Uroczystości pogrzebowe Pary Prezydenckiej relacjonowało blisko 3 tysiące dziennikarzy z całego świata. Uroczystości rozpoczęły się o godz. 14 mszą świętą w Bazylice Mariackiej. O tej samej godzinie w Krakowie zabrzmiał Dzwon Zygmunta, a w Warszawie biły kościelne dzwony i słychać było dźwięk syren. W ten sposób uczczono wszystkie ofiary katastrofy pod Smoleńskiem. Mszy w kościele Mariackim przewodniczył metropolita krakowski kardynał Stanisław Dziwisz, w koncelebrze kilkudziesięciu biskupów. Trumny Lecha i Marii Kaczyńskich stały przed ołtarzem koronacyjnym królów polskich na katafalkach nakrytych czarną tkaniną z motywami lilii andegaweńskiej. Homilię papieskiego wysłannika kardynała Angelo Sodano, który nie przybył do Polski z powodu zamkniętej przestrzeni powietrznej nad Europą, odczytał nuncjusz apostolski arcybiskup Józef Kowalczyk.

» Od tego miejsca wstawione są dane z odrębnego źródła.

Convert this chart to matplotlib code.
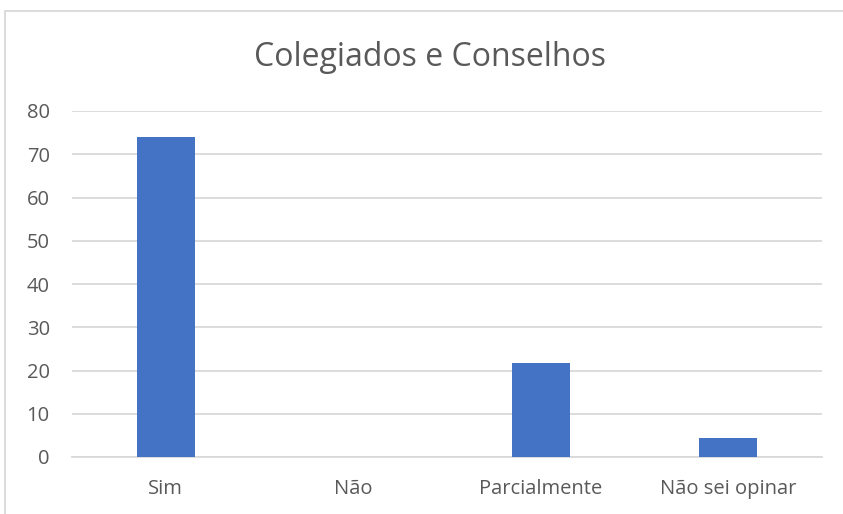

Po mszy kondukt pogrzebowy przeszedł ulicami Krakowa na Wawel. Na trasie stały tłumy ludzi z biało-czerwonymi chorągiewkami i kwiatami. Często rozlegały się oklaski, rzucano kwiaty. Złożenie trumien w krypcie poprzedziło krótkie liturgiczne pożegnanie Pary Prezydenckiej w katedrze wawelskiej. Poprowadził je kardynał Stanisław Dziwisz. Potem trumny zostały umieszczone w sarkofagu z onyksu w krypcie pod Wieżą Srebrnych Dzwonów.
W tej samej krypcie, w osobnym pomieszczeniu, znajduje się trumna z ciałem marszałka Józefa Piłsudskiego. W tej części uroczystości uczestniczyła tylko rodzina. Złożeniu trumien w krypcie towarzyszył salut narodowy - 21 salw artyleryjskich oddanych w hołdzie Parze Prezydenckiej.
Następnie na dziedzińcu Zamku Wawelskiego szefowie delegacji zagranicznych złożyli kondolencje rodzinie oraz przedstawicielom polskich władz. Sarkofag, w którym spoczęła Para Prezydencka ma prostą formę prostopadłościanu. Na jego górnej płycie jest wykuty znak krzyża, a na dłuższym boku został umieszczony napis: Lech Aleksander Kaczyński, Maria Helena Mackiewicz Kaczyńska. W późniejszym czasie w krypcie została umieszczona tablica z nazwiskami wszystkich ofiar katastrofy lotniczej pod Smoleńskiem.